Linear Recurrences of Generalized Schreier Sets Revisited
Hung Viet Chu, Zachary Louis Vasseur
Abstract
For $p, q\in \mathbb{N}$, a finite nonempty set $F$ is said to be $(p,q)$-Schreier (or maximal $(p,q)$-Schreier, respectively) if $q\min F\ge p|F|$ (or $q\min F = p|F|$, respectively). For $n\in \mathbb{N}$, let $$\mathcal{S}^{p/q}_{n}\ :=\ |\{F\subset\{1, 2, \ldots, n\}\,:\, q\min F\ge p|F|\mbox{ and }n\in F\}|.$$ Using the Inclusion-Exclusion Principle, Beanland et al. proved the recurrence $$|\mathcal{S}^{p/q}_{n}|\ =\ \sum_{k=1}^q(-1)^{k+1}\binom{q}{k}|\mathcal{S}^{p/q}_{n-k}| + |\mathcal{S}^{p/q}_{n-(p+q)}|.$$ We show that $(|\mathcal{S}^{p/q}_n|)_{n=1}^\infty$ is a subsequence with terms taken periodically from Padovan-like sequences which satisfy simple recurrence relations.
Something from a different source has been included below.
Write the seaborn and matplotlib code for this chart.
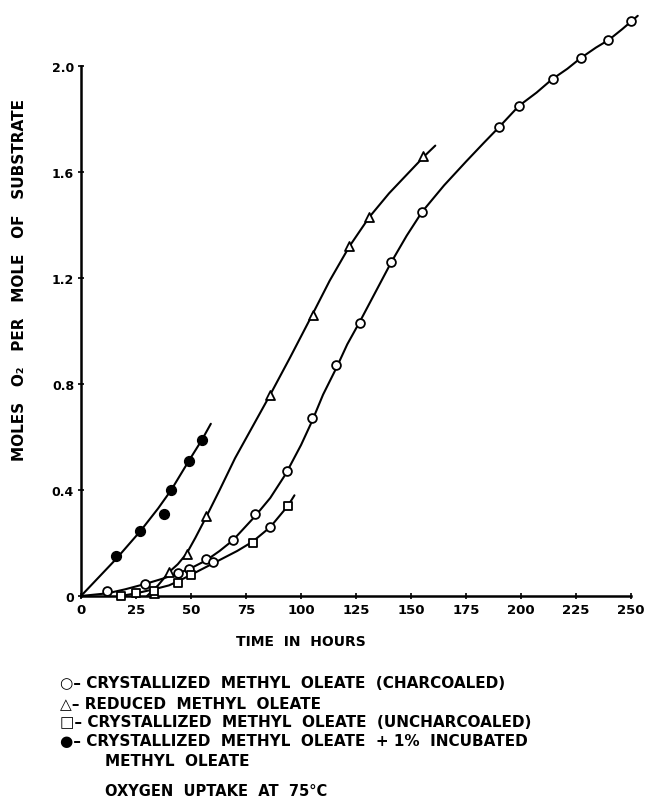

As an application, we obtain an alternative proof of the above linear recurrence. Furthermore, a similar result holds for the sequence $(|\mathcal{M}^{p/q}_{n}|)_{n=1}^\infty$ that counts maximal $(p,q)$-Schreier sets. We end with a discussion of the relation between $(|\mathcal{S}^{p/q}_{n}|)_{n=1}^\infty$ and $(|\mathcal{M}^{p/q}_{n}|)_{n=1}^\infty$.